== JOB ==
Write out each line from the data below that includes the word "this".

== DATA SECTION ==
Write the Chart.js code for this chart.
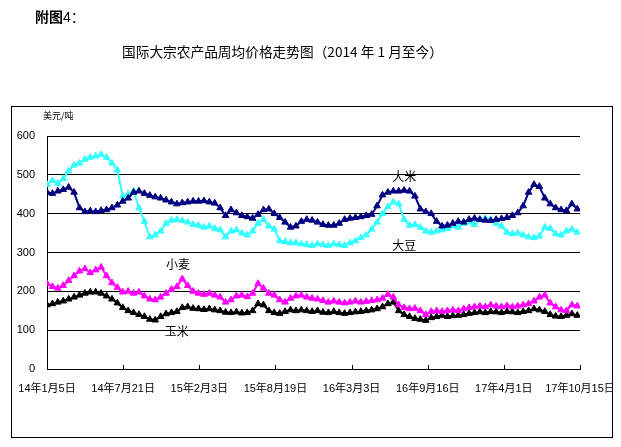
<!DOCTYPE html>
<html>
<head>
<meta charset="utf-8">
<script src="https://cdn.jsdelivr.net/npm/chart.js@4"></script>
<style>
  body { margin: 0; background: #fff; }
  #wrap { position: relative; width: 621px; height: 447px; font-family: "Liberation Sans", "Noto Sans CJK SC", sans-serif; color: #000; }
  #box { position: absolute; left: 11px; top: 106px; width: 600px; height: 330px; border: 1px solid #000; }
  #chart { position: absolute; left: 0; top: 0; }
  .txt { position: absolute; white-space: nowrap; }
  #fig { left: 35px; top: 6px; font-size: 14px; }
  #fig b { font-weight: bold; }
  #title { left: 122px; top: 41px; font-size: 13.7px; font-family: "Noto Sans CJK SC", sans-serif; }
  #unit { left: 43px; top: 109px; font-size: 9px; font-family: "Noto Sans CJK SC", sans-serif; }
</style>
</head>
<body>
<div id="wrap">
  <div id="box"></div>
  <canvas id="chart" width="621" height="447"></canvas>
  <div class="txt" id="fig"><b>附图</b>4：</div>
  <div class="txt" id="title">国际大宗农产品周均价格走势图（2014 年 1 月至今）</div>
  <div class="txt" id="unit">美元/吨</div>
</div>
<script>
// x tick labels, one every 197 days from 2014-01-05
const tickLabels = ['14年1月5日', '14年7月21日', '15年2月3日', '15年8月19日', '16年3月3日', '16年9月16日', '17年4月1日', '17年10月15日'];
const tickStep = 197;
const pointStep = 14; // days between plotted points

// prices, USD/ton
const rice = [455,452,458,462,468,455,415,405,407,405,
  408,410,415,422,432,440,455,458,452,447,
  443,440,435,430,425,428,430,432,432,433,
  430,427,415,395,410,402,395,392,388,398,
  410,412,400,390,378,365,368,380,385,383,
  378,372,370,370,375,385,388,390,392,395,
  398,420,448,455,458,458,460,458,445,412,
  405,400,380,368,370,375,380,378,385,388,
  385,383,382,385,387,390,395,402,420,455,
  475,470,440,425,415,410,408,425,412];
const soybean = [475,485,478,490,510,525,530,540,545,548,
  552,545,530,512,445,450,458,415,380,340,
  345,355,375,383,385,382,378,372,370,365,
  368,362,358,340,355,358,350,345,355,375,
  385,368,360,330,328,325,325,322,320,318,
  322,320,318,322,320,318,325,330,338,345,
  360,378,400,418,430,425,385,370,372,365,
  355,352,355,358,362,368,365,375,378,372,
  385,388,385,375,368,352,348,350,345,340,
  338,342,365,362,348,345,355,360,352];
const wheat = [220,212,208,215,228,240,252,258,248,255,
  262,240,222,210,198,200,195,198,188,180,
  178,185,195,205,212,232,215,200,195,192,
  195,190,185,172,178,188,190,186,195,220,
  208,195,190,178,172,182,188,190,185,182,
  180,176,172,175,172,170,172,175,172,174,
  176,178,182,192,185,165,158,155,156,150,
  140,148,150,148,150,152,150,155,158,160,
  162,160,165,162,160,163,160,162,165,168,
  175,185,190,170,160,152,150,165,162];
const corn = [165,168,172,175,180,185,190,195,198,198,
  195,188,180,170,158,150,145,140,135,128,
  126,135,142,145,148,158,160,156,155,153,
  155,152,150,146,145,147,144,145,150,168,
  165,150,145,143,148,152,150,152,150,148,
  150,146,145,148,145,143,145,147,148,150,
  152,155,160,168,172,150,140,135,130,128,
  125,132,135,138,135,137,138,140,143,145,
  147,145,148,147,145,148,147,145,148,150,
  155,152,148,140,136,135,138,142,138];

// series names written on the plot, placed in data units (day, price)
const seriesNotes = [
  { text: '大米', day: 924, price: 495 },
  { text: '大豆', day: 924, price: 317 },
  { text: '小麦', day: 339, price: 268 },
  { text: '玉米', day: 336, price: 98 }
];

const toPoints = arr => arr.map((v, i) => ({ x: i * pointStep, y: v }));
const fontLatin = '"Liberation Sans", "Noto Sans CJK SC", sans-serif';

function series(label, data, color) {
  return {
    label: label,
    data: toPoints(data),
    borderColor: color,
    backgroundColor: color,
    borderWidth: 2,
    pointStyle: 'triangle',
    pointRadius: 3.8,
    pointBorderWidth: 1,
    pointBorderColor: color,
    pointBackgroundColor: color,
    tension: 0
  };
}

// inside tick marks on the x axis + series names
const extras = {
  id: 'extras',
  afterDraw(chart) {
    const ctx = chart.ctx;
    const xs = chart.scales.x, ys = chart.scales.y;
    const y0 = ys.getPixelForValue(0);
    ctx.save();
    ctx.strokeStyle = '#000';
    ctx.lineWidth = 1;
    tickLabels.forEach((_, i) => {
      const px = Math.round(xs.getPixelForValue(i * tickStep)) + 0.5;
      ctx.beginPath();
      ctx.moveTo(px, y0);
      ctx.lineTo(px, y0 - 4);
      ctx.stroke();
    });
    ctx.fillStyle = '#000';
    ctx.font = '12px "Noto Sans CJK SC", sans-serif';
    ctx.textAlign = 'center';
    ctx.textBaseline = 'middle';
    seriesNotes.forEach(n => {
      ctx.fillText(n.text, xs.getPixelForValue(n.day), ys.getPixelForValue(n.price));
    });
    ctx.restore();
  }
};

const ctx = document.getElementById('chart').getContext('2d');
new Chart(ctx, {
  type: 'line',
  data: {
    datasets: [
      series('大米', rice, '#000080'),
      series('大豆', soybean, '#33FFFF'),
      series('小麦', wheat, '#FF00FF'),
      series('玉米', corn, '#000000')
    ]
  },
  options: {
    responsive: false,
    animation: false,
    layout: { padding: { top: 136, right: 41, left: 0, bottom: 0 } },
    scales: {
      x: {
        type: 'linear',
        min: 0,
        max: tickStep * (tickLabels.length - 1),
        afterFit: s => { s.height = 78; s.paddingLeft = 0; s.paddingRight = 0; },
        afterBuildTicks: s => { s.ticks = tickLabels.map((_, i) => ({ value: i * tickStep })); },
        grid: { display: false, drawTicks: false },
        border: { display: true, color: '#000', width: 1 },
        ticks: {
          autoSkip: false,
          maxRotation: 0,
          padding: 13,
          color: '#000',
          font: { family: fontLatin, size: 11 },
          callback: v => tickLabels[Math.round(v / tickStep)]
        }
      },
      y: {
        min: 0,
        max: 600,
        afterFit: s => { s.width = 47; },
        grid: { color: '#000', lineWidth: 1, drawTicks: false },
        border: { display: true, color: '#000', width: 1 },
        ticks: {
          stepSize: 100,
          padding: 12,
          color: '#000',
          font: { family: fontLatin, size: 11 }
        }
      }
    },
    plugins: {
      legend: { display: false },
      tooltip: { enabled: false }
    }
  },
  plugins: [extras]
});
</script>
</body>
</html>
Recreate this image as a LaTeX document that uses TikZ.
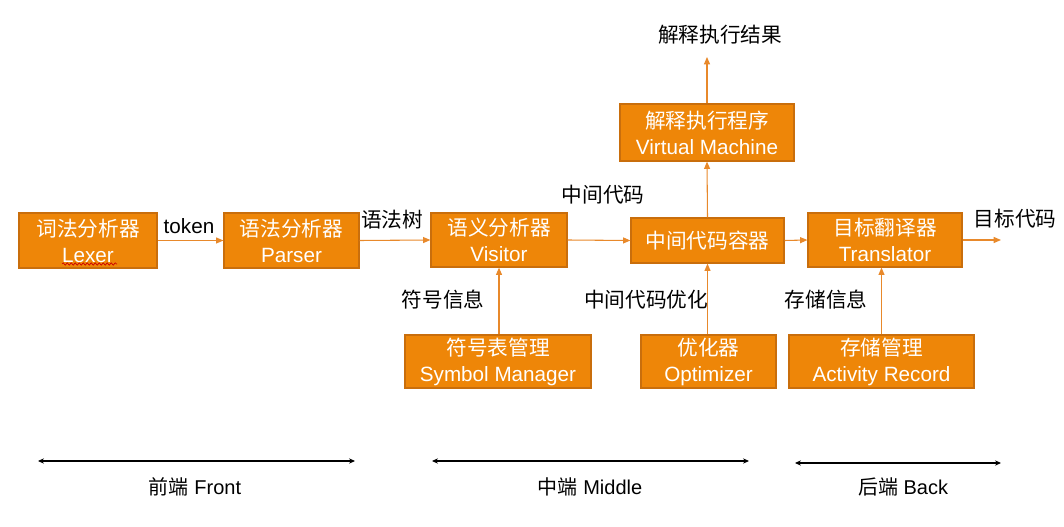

== REPLY TO THE TASK ==
Write the Chart.js code for this chart.
Recreate this image as a LaTeX document that uses TikZ.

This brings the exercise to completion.